Report outlines policies needed to deliver UK freeports

Trade campaign Port Zones UK has published its founding report during London International Shipping Week, calling on the UK government to grant special economic status to airports and seaports in order to stimulate international investment, reshore manufacturing and ultimately lower prices for consumers in a post-Brexit Britain.

In its report, Port Zones UK states that the UK’s imminent departure from the European Union (EU) has created a fresh impetus for a new and innovative growth-generating policy in regional and coastal communities.
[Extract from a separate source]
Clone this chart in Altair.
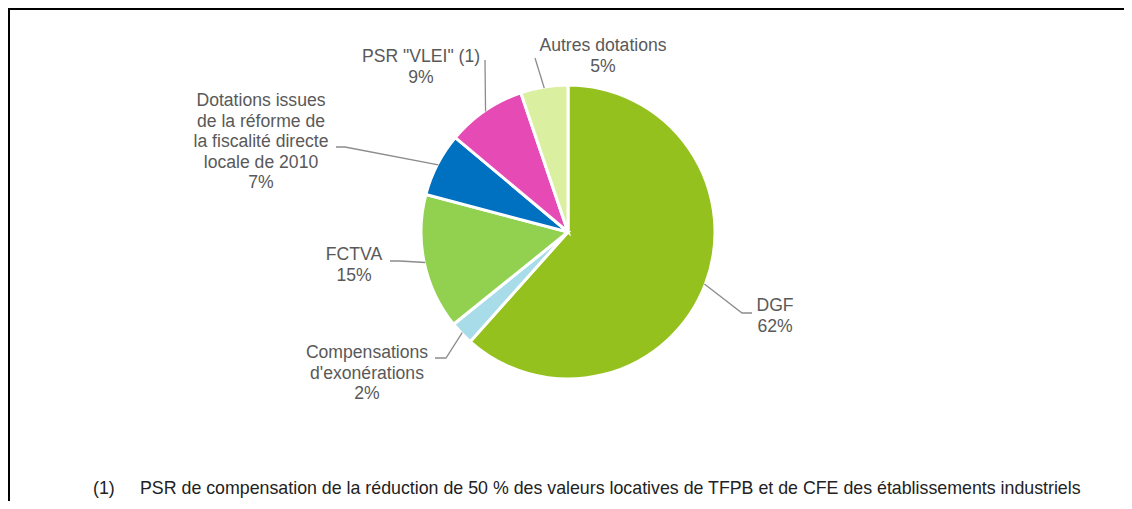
import altair as alt
import pandas as pd
import numpy as np

# ---- data ----
categories = ["DGF", "Compensations d'exonérations", "FCTVA",
              "Dotations issues de la réforme de la fiscalité directe locale de 2010",
              'PSR "VLEI" (1)', "Autres dotations"]
shares = [61.6, 2.6, 14.9, 7.0, 8.7, 5.2]
pct_labels = ["62%", "2%", "15%", "7%", "9%", "5%"]
label_texts = ["DGF", "Compensations\nd'exonérations", "FCTVA",
               "Dotations issues\nde la réforme de\nla fiscalité directe\nlocale de 2010",
               'PSR "VLEI" (1)', "Autres dotations"]
colors = ["#95C11F", "#A8DCE9", "#92D050", "#0070C0", "#E64BB5", "#DAEFA0"]
footnote_mark = "(1)"
footnote_text = ("PSR de compensation de la réduction de 50 % des valeurs locatives "
                 "de TFPB et de CFE des établissements industriels")

# ---- layout (pixels, chart coordinates; first text line centre) ----
W, H = 1116, 493
CX, CY, R = 560, 224, 147
label_pos = [(767, 298), (359, 345), (346, 247), (253, 93), (413, 49), (595, 38)]
leader_elbow = [(734, 305), (438, 350), (392, 253), (337, 139), (477, 52), (527, 50)]
leader_end = [(744, 305), (427, 350), (382, 253), (328, 139), (477, 52), (527, 50)]

pie_df = pd.DataFrame({"cat": categories, "share": shares, "idx": range(len(categories))})

lab_df = pd.DataFrame({
    "cat": categories,
    "text": [f"{t}\n{p}" for t, p in zip(label_texts, pct_labels)],
    "x": [p[0] for p in label_pos],
    "y": [p[1] for p in label_pos],
})

# leader lines start at slice mid-angle on the pie edge
frac = np.array(shares) / np.sum(shares)
mid = (np.cumsum(frac) - frac / 2) * 2 * np.pi
rows = []
for i, c in enumerate(categories):
    sx = CX + (R - 1) * np.sin(mid[i])
    sy = CY - (R - 1) * np.cos(mid[i])
    rows.append({"cat": c, "step": 0, "x": sx, "y": sy})
    rows.append({"cat": c, "step": 1, "x": leader_elbow[i][0], "y": leader_elbow[i][1]})
    rows.append({"cat": c, "step": 2, "x": leader_end[i][0], "y": leader_end[i][1]})
lead_df = pd.DataFrame(rows)

foot_df = pd.DataFrame({"text": [footnote_mark, footnote_text], "x": [85, 132], "y": [481, 481]})

xs = alt.Scale(domain=[0, W], range=[0, W])
ys = alt.Scale(domain=[0, H], range=[0, H])

pie = alt.Chart(pie_df).mark_arc(outerRadius=R, stroke="white", strokeWidth=3).encode(
    theta=alt.Theta("share:Q", stack=True),
    order=alt.Order("idx:Q"),
    color=alt.Color("cat:N", scale=alt.Scale(domain=categories, range=colors), legend=None),
    x=alt.value(CX), y=alt.value(CY),
)

leaders = alt.Chart(lead_df).mark_line(color="#8c8c8c", strokeWidth=1.3).encode(
    x=alt.X("x:Q", scale=xs, axis=None),
    y=alt.Y("y:Q", scale=ys, axis=None),
    detail="cat:N",
    order="step:Q",
)

labels = alt.Chart(lab_df).mark_text(
    align="center", baseline="middle", lineBreak="\n", lineHeight=20.5,
    fontSize=17.6, font="Liberation Sans", color="#595959"
).encode(
    x=alt.X("x:Q", scale=xs, axis=None),
    y=alt.Y("y:Q", scale=ys, axis=None),
    text="text:N",
)

foot = alt.Chart(foot_df).mark_text(
    align="left", baseline="middle", fontSize=17.8, font="Liberation Sans", color="#222222"
).encode(
    x=alt.X("x:Q", scale=xs, axis=None),
    y=alt.Y("y:Q", scale=ys, axis=None),
    text="text:N",
)

frame_top = alt.Chart(pie_df).mark_rule(color="black", strokeWidth=2).encode(
    x=alt.value(0), x2=alt.value(W), y=alt.value(1))
frame_left = alt.Chart(pie_df).mark_rule(color="black", strokeWidth=2).encode(
    x=alt.value(1), y=alt.value(0), y2=alt.value(H))

chart = alt.layer(frame_top, frame_left, pie, leaders, labels, foot).properties(
    width=W, height=H, autosize=alt.AutoSizeParams(type="none"), padding=0
).configure_view(stroke=None)

chart.save("out.html", embed_options={"renderer": "svg", "actions": False})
However, business conditions need to be created that increase the flow of foreign direct investment, which is central to the future of Great Britain.

Specifically, the report states that zonal enhancements to the terrestrial and marine planning systems, as well as modifications to business focused policies of enterprise zones, need to be overlaid with any free port designation.

The report reveals three key areas of detailed policy which the government needs to focus on. These include:
• Speeding up the process and granting of planning permissions for development.
• Ensuring that the marine and terrestrial planning systems relating to ports are closely co-ordinated to expedite marine licences.
• Reducing delays arising from environmental legislation such as the Habitats Directive and environmental impact assessments.

One of the key areas the report looks at is the planning reform and the need to speed up the process for land-side development. For airports and seaports, the power to grant planning permission normally resides with a local planning authority. However, a number of special provisions have been introduced into the planning legislation to reduce delays. Port Zones UK says the UK government and devolved administrations should encourage greater use of these mechanisms, such as local development orders, by introducing a statutory obligation or robust guidance in future frameworks to encourage greater use.

The report also examines the different forms that the Enterprise, Development and Free Trade Areas could take as demonstrated by members of the new association.

These include the following case studies:
• The Port of Tyne proposes a virtual free zone to bolster UK advanced manufacturing. This multiple site designation would utilise supply chain technology to create a unified customs area across the North East region’s deep-sea port and the advanced manufacturing cluster including the Nissan car plant at Washington, the R&D development areas at neighbouring enterprise zones, the International Advanced Manufacturing Park and, possibly, other seaports / airports such as Newcastle Airport
• Regional and City Airports is promoting airport-based free trade development across their UK operations which includes Bournemouth Airport. The airport could offer free port development opportunities to boost regional connectivity and economic development. With significant international flows, and a runway capable of taking the largest aircraft, Bournemouth Airport, and the adjacent 200-acre Airport Business Park, offer a prime location for a free trade area
• The Port of Milford Haven is seeking to create an energy and fishing focused free trade zone. The Haven Waterway is home to an array of oil and gas terminals, electricity transmission, fuel pipelines to key UK locations, exceptional deep water and strong tidal ranges. Making it the home of a fledgling marine renewable energy cluster and Wales’ main fishing port. A free trade area designation, aligned with the Haven Waterway Enterprise Zone, would seek to support UK oil and gas refining and processing capacity as it competes for global FDI, reshore fish processing capability and support tidal and wave energy development.

Port Zones UK is a new coalition of British airport and seaport operators, whose aim is to promote regional growth centred on key UK transport hubs, through the designation of enhanced ‘Enterprise, Development and Free Trade Zones’.  Founding members of the new organisation include the British Ports Association (BPA), Regional and City Airports (RCA), the Port of Milford Haven, the Port of Tyne and the Institute for Exports.